ActBlue CEO Regina Wallace Jones at a House hearing on donation fraud concerns

ActBlue CEO invokes Fifth Amendment 22 times at House hearing

A hearing with a lot of silence

ActBlue CEO Regina Wallace Jones came before the House Administration Committee this week and gave lawmakers almost nothing back. Across the hearing, she invoked her Fifth Amendment right 22 times and did not answer a single question, which is one way to turn a hearing on transparency into a master class in avoidance. Chairman Bryan Steil led the questioning and focused on a 2023 letter Wallace Jones had sent to Congress about ActBlue’s donation checks. Republicans said her silence only raised more questions about what the fundraising giant knew, when it knew it, and why the answers seem to have gone missing.

Questions about foreign money and fake names

Steil and other Republicans pressed Wallace Jones on allegations that ActBlue accepted donations tied to foreign sources and contributions that did not match real people. Lawmakers pointed to donor records that reportedly used so-called smurfs, meaning names used without the owner’s knowledge. They also asked whether ActBlue weakened fraud screening after internal warnings said looser rules would invite more bad donations. Wallace Jones would not say if she stood by her prior sworn statements, whether she approved the changes, or how much money may have come from Russia or other foreign countries. A New York Times report recently quoted internal sources who said as many as 38 million contributions in 2024 may have shown signs of foreign origin, a number that should make any election watchdog sit up straighter than usual.

Republicans expand the paper trail

The hearing was only one part of the pressure. In the past week, House Administration Chairman Bryan Steil, Judiciary Chairman Jim Jordan, and Oversight Chairman James Comer sent letters to ActBlue’s board demanding documents, internal communications, and testimony. Those letters cited possible criminal misrepresentations to Congress and pointed to internal emails in which ActBlue staff and even the company’s labor union raised alarms about fraud, retaliation, and a wave of resignations. The company’s legal and compliance staff also saw departures, terminations, and leaves in 2025. For a firm moving billions in political cash, that is not exactly the sort of staff turnover that inspires confidence.

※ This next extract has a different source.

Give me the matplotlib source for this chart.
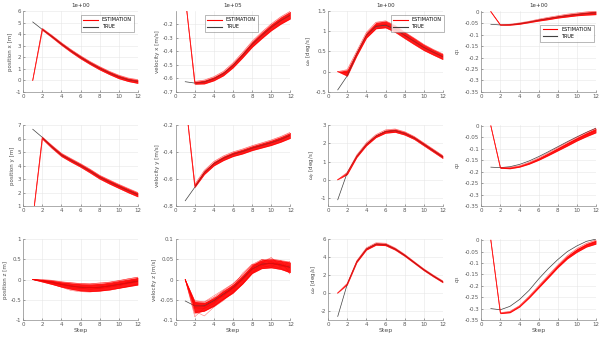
import matplotlib.pyplot as plt

steps = list(range(1, 13))

# ---- row 1 ----
pos_x_true = [5.05, 4.4, 3.8, 3.15, 2.55, 2.0, 1.5, 1.05, 0.65, 0.3, 0.05, -0.1]
pos_x_est = [0, 4.42, 3.8, 3.15, 2.55, 2.0, 1.5, 1.05, 0.65, 0.3, 0.05, -0.1]
pos_x_spread = [0, 0.08, 0.1, 0.11, 0.12, 0.13, 0.13, 0.14, 0.14, 0.15, 0.15, 0.16]

vel_x_true = [-0.625, -0.635, -0.627, -0.603, -0.565, -0.505, -0.43, -0.35, -0.285, -0.225, -0.175, -0.135]
vel_x_est = [0, -0.633, -0.627, -0.603, -0.565, -0.505, -0.43, -0.35, -0.285, -0.225, -0.175, -0.135]
vel_x_spread = [0, 0.01, 0.014, 0.015, 0.016, 0.018, 0.02, 0.022, 0.024, 0.025, 0.027, 0.028]

om_x_true = [-0.45, -0.1, 0.45, 0.9, 1.12, 1.15, 1.05, 0.9, 0.75, 0.6, 0.48, 0.37]
om_x_est = [0, -0.03, 0.45, 0.9, 1.14, 1.17, 1.06, 0.9, 0.75, 0.6, 0.48, 0.37]
om_x_spread = [0, 0.08, 0.06, 0.07, 0.08, 0.085, 0.085, 0.08, 0.08, 0.075, 0.07, 0.07]

q1_true = [-0.055, -0.058, -0.057, -0.052, -0.045, -0.037, -0.03, -0.023, -0.017, -0.012, -0.008, -0.005]
q1_est = [0, -0.058, -0.057, -0.052, -0.045, -0.037, -0.03, -0.023, -0.017, -0.012, -0.008, -0.005]
q1_spread = [0, 0.001, 0.002, 0.003, 0.003, 0.004, 0.005, 0.005, 0.006, 0.006, 0.007, 0.008]

# ---- row 2 ----
pos_y_true = [6.7, 6.1, 5.4, 4.8, 4.4, 4.02, 3.6, 3.15, 2.8, 2.47, 2.15, 1.85]
pos_y_est = [0, 6.05, 5.4, 4.8, 4.4, 4.02, 3.6, 3.15, 2.8, 2.47, 2.15, 1.85]
pos_y_spread = [0, 0.08, 0.11, 0.12, 0.13, 0.13, 0.14, 0.14, 0.15, 0.15, 0.16, 0.16]

vel_y_true = [-0.76, -0.66, -0.55, -0.485, -0.445, -0.415, -0.395, -0.37, -0.35, -0.33, -0.305, -0.275]
vel_y_est = [0, -0.65, -0.55, -0.485, -0.445, -0.415, -0.395, -0.37, -0.35, -0.33, -0.305, -0.275]
vel_y_spread = [0, 0.012, 0.015, 0.016, 0.017, 0.017, 0.018, 0.018, 0.019, 0.02, 0.021, 0.022]

om_y_true = [-1.1, 0.4, 1.3, 1.95, 2.4, 2.65, 2.7, 2.55, 2.3, 1.95, 1.6, 1.25]
om_y_est = [0, 0.35, 1.3, 1.95, 2.4, 2.65, 2.7, 2.55, 2.3, 1.95, 1.6, 1.25]
om_y_spread = [0, 0.06, 0.07, 0.08, 0.08, 0.09, 0.09, 0.09, 0.08, 0.08, 0.08, 0.08]

q2_true = [-0.18, -0.182, -0.178, -0.168, -0.153, -0.134, -0.113, -0.091, -0.069, -0.048, -0.028, -0.01]
q2_est = [0, -0.183, -0.184, -0.177, -0.163, -0.145, -0.124, -0.102, -0.08, -0.058, -0.038, -0.02]
q2_spread = [0, 0.002, 0.003, 0.003, 0.004, 0.005, 0.006, 0.007, 0.008, 0.008, 0.009, 0.01]

# ---- row 3 ----
pos_z_true = [0, -0.03, -0.07, -0.12, -0.16, -0.19, -0.2, -0.19, -0.16, -0.12, -0.08, -0.04]
pos_z_est = [0, -0.03, -0.07, -0.12, -0.16, -0.19, -0.2, -0.19, -0.16, -0.12, -0.08, -0.04]
pos_z_spread = [0, 0.03, 0.05, 0.065, 0.08, 0.09, 0.095, 0.095, 0.095, 0.095, 0.095, 0.095]
pos_z_runs = [
    [0, -0.02, -0.05, -0.10, -0.14, -0.18, -0.20, -0.18, -0.17, -0.12, -0.08, -0.03],
    [0, -0.04, -0.09, -0.15, -0.21, -0.23, -0.22, -0.22, -0.18, -0.15, -0.10, -0.06],
    [0, -0.01, -0.04, -0.08, -0.11, -0.14, -0.16, -0.15, -0.12, -0.08, -0.04, 0.02],
    [0, -0.05, -0.11, -0.19, -0.27, -0.30, -0.31, -0.28, -0.27, -0.22, -0.17, -0.11],
    [0, -0.02, -0.06, -0.11, -0.17, -0.22, -0.19, -0.21, -0.15, -0.13, -0.05, -0.02],
    [0, -0.03, -0.03, -0.06, -0.08, -0.10, -0.11, -0.08, -0.07, -0.03, 0.02, 0.06],
    [0, -0.03, -0.08, -0.13, -0.15, -0.20, -0.25, -0.20, -0.14, -0.10, -0.10, -0.05],
    [0, -0.02, -0.07, -0.12, -0.19, -0.17, -0.18, -0.23, -0.19, -0.16, -0.06, 0.00],
]

vel_z_true = [-0.053, -0.065, -0.065, -0.052, -0.036, -0.02, 0.002, 0.026, 0.038, 0.04, 0.036, 0.03]
vel_z_est = [0, -0.068, -0.067, -0.055, -0.038, -0.022, 0.0, 0.026, 0.038, 0.04, 0.036, 0.03]
vel_z_spread = [0, 0.014, 0.011, 0.011, 0.011, 0.011, 0.011, 0.011, 0.011, 0.011, 0.011, 0.013]
vel_z_runs = [
    [0, -0.065, -0.062, -0.052, -0.038, -0.022, 0.002, 0.025, 0.036, 0.040, 0.035, 0.030],
    [0, -0.085, -0.078, -0.065, -0.048, -0.035, -0.010, 0.018, 0.030, 0.035, 0.028, 0.015],
    [0, -0.052, -0.055, -0.040, -0.025, -0.010, 0.012, 0.035, 0.046, 0.050, 0.045, 0.042],
    [0, -0.070, -0.072, -0.058, -0.030, -0.028, 0.005, 0.030, 0.042, 0.038, 0.040, 0.025],
    [0, -0.060, -0.066, -0.045, -0.042, -0.015, -0.002, 0.022, 0.033, 0.045, 0.032, 0.035],
    [0, -0.092, -0.070, -0.060, -0.036, -0.020, 0.008, 0.028, 0.050, 0.042, 0.038, 0.020],
    [0, -0.078, -0.090, -0.068, -0.052, -0.030, -0.012, 0.014, 0.040, 0.055, 0.030, 0.045],
    [0, -0.058, -0.060, -0.050, -0.028, -0.018, 0.016, 0.038, 0.035, 0.030, 0.048, 0.012],
]

om_z_true = [-2.6, 1.0, 3.5, 4.9, 5.45, 5.4, 4.9, 4.2, 3.4, 2.6, 1.9, 1.25]
om_z_est = [0, 1.0, 3.5, 4.9, 5.45, 5.4, 4.9, 4.2, 3.4, 2.6, 1.9, 1.25]
om_z_spread = [0, 0.08, 0.1, 0.12, 0.13, 0.13, 0.12, 0.11, 0.1, 0.1, 0.1, 0.1]

q3_true = [-0.3, -0.305, -0.29, -0.26, -0.22, -0.17, -0.125, -0.085, -0.05, -0.025, -0.005, 0.005]
q3_est = [0, -0.32, -0.315, -0.29, -0.25, -0.205, -0.16, -0.115, -0.075, -0.045, -0.022, -0.008]
q3_spread = [0, 0.002, 0.003, 0.003, 0.004, 0.005, 0.006, 0.006, 0.007, 0.008, 0.008, 0.009]

titles = ["1e+00", "1e+05", "1e+00", "1e+00"]
q_ticks = [-0.35, -0.3, -0.25, -0.2, -0.15, -0.1, -0.05, 0]

panels = [
    # (true, est, spread, runs, ylabel, ylim, yticks)
    (pos_x_true, pos_x_est, pos_x_spread, None, "position x [m]", (-1, 6), [-1, 0, 1, 2, 3, 4, 5, 6]),
    (vel_x_true, vel_x_est, vel_x_spread, None, "velocity x [m/s]", (-0.7, -0.105), [-0.7, -0.6, -0.5, -0.4, -0.3, -0.2]),
    (om_x_true, om_x_est, om_x_spread, None, r"$\omega_x$ [deg/s]", (-0.5, 1.5), [-0.5, 0, 0.5, 1, 1.5]),
    (q1_true, q1_est, q1_spread, None, r"$q_1$", (-0.35, 0.003), q_ticks),
    (pos_y_true, pos_y_est, pos_y_spread, None, "position y [m]", (1, 7), [1, 2, 3, 4, 5, 6, 7]),
    (vel_y_true, vel_y_est, vel_y_spread, None, "velocity y [m/s]", (-0.8, -0.2), [-0.8, -0.6, -0.4, -0.2]),
    (om_y_true, om_y_est, om_y_spread, None, r"$\omega_y$ [deg/s]", (-1.45, 3), [-1, 0, 1, 2, 3]),
    (q2_true, q2_est, q2_spread, None, r"$q_2$", (-0.35, 0.003), q_ticks),
    (pos_z_true, pos_z_est, pos_z_spread, pos_z_runs, "position z [m]", (-1, 1), [-1, -0.5, 0, 0.5, 1]),
    (vel_z_true, vel_z_est, vel_z_spread, vel_z_runs, "velocity z [m/s]", (-0.1, 0.1), [-0.1, -0.05, 0, 0.05, 0.1]),
    (om_z_true, om_z_est, om_z_spread, None, r"$\omega_z$ [deg/s]", (-3, 6), [-2, 0, 2, 4, 6]),
    (q3_true, q3_est, q3_spread, None, r"$q_3$", (-0.35, 0.005), q_ticks),
]

# legend placement for the top row (loc, anchor in axes fraction)
legend_pos = {
    0: ("upper right", (0.99, 0.98)),
    1: ("upper right", (0.74, 0.98)),
    2: ("upper right", (1.03, 0.98)),
    3: ("upper right", (1.0, 0.86)),
}

fig = plt.figure(figsize=(6.1, 3.43), dpi=100)
lefts = [0.038, 0.288, 0.538, 0.789]
bottoms = [0.732, 0.399, 0.067]
w, h = 0.188, 0.236

for i, (true, est, spread, runs, ylabel, ylim, yticks) in enumerate(panels):
    r, c = divmod(i, 4)
    ax = fig.add_axes([lefts[c], bottoms[r], w, h])
    lo = [e - s for e, s in zip(est, spread)]
    hi = [e + s for e, s in zip(est, spread)]
    ax.fill_between(steps, lo, hi, color="red", lw=0, alpha=0.9)
    ax.plot(steps, lo, color="red", lw=0.5, alpha=0.6)
    ax.plot(steps, hi, color="red", lw=0.5, alpha=0.6)
    est_line, = ax.plot(steps, est, color="red", lw=0.6, alpha=0.7)
    if runs:
        for run in runs:
            ax.plot(steps, run, color="red", lw=0.35, alpha=0.6)
    true_line, = ax.plot(steps, true, color="0.25", lw=0.5, zorder=1.5)
    ax.set_xlim(0, 12)
    ax.set_ylim(*ylim)
    ax.set_xticks(range(0, 13, 2))
    ax.set_yticks(yticks)
    ax.set_yticklabels([f"{v:g}" for v in yticks])
    ax.grid(True, color="0.9", lw=0.4)
    ax.set_axisbelow(True)
    for s in ["top", "right"]:
        ax.spines[s].set_visible(False)
    for s in ["left", "bottom"]:
        ax.spines[s].set_color("0.55")
        ax.spines[s].set_linewidth(0.5)
    ax.tick_params(labelsize=4, colors="0.35", length=1.5, width=0.4, direction="in", pad=1.5)
    ax.set_ylabel(ylabel, fontsize=4, color="0.3", labelpad=2)
    if r == 0:
        ax.set_title(titles[c], fontsize=4, color="0.2", pad=3)
        loc, anchor = legend_pos[c]
        lg = ax.legend([est_line, true_line], ["ESTIMATION", "TRUE"], loc=loc, bbox_to_anchor=anchor,
                       fontsize=3.5, frameon=True, fancybox=False, edgecolor="0.4", handlelength=3,
                       borderpad=0.5, labelspacing=0.4)
        lg.get_frame().set_linewidth(0.4)
        for hl in lg.get_lines():
            hl.set_linewidth(0.8)
            hl.set_alpha(1)
    if r == 2:
        ax.set_xlabel("Step", fontsize=4.5, color="0.3", labelpad=1)

fig.savefig("out.png", dpi=100)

Democrats looked elsewhere

While Republicans focused on ActBlue, Democrats on the committee reportedly spent their time attacking WinRed, the GOP fundraising platform, and criticizing Texas Attorney General Ken Paxton for investigating ActBlue. Not one Democrat asked Wallace Jones a question, which tells you plenty about where the priorities were parked for the afternoon. Fox reported that Republican leaders also accused ActBlue of refusing to turn over subpoenaed records and stonewalling the probe. The platform is now under heavier scrutiny as lawmakers keep digging, and Washington’s favorite hobby, pretending not to see the smoke, is getting a little harder to sell.